6) Producer Compensation to Finite Reinsurance – The flurry of activity on the issue of producer compensation that began with the investigation by New York Attorney General Eliot Spitzer in October 2004 cooled considerably throughout 2005, with only a handful of states adopting modest legislative or regulatory disclosure requirements. Mr. Spitzer then turned his attention to finite reinsurance contracts and states began taking their own actions to regulate the disclosures of these transactions. The National Association of Insurance Commissioners (NAIC) stepped in and adopted additional accounting disclosures for certain finite reinsurance transactions and individual state regulators followed the NAIC's lead and taking the issue out of the headlines.

7) Massachusetts Auto Reform – Governor Romney called the Massachusetts auto insurance market a “soviet-style system.” In the past decade, the number of companies writing auto insurance policies in the state has decreased from 53 to 19. A few large companies are fighting to preserve their stranglehold on the auto insurance market, while PCI and others are joining forces to convince legislators that a more competitive system would better serve consumers – 86 percent of whom pay a subsidy to keep costs artificially low for urban drivers. The 2005 legislative session ended with a five hour hearing on a flex-rating bill, teeing up decisive action on the proposal at the end of the current 18 month session in 2006.

8) Recovery of California's Workers' Compensation Market – California's workers' compensation system has undergone a dramatic turnaround in the last two years as a result of major reforms enacted by the Legislature and governor in 2003 and 2004. Just two years ago costs were skyrocketing and a number of insurers were forced out of business. In 2005, many of the key reforms were implemented resulting in significant cost containment, corresponding rate reductions, and a larger number of insurers choosing to do business in the state. Workers' compensation, which was once on life support, is now returning to health.

9) Overturn of State Farm Aftermarket Parts Decision – Almost three years after hearing oral arguments in State Farm v. Avery, the Illinois Supreme Court overturned the $1.18 billion verdicts of the trial and appellate courts. This action sent a clear message, not only throughout Illinois but across the country that the standards of state law must be met in order to proceed with a class action lawsuit. This case signified a major victory for consumers, insurers and supporters of class action reform. Cases such as this one emphasize the fact that judicial matters are just as important to achieving our public policy objectives as legislative matters.

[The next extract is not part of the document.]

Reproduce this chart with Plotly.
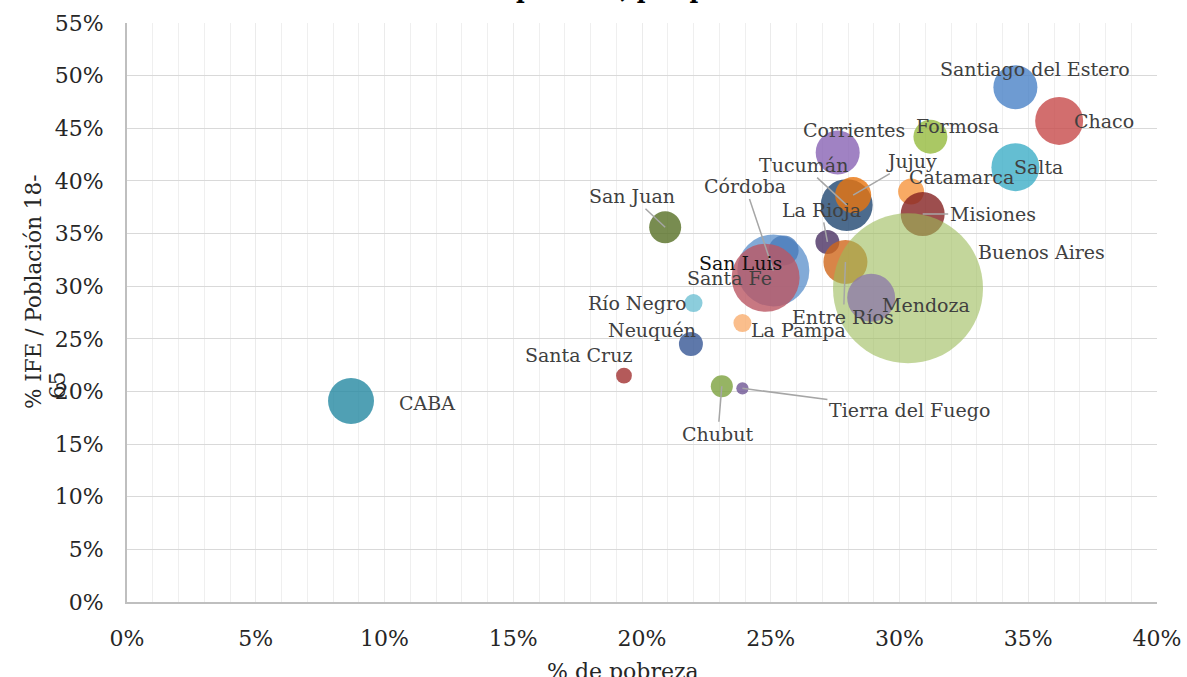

10) Insurance Scoring Passes the Test in 2005 – As 2005 began all eyes focused on the Texas Department of Insurance's (TDI) extensive study of how insurers use credit information. The study reaffirmed the strong connection between insurance scores and risk of loss and answered any question about the value, accuracy and fairness regarding insurers' use of credit information for underwriting and rating insurance policies. The report's main finding was that credit information significantly improves pricing accuracy when combined with other rating variables in predicting risk. This year, state legislatures considered a total of 66 proposals to ban or restrict the use of credit history. Thanks to education campaigns on credit by industry groups and the TDI study, lawmakers rejected efforts to prohibit the insurance industry from using credit information. After careful review and study, the states with very few exceptions have supported credit-based insurance scoring because most consumers benefit from this highly accurate predictor of risk.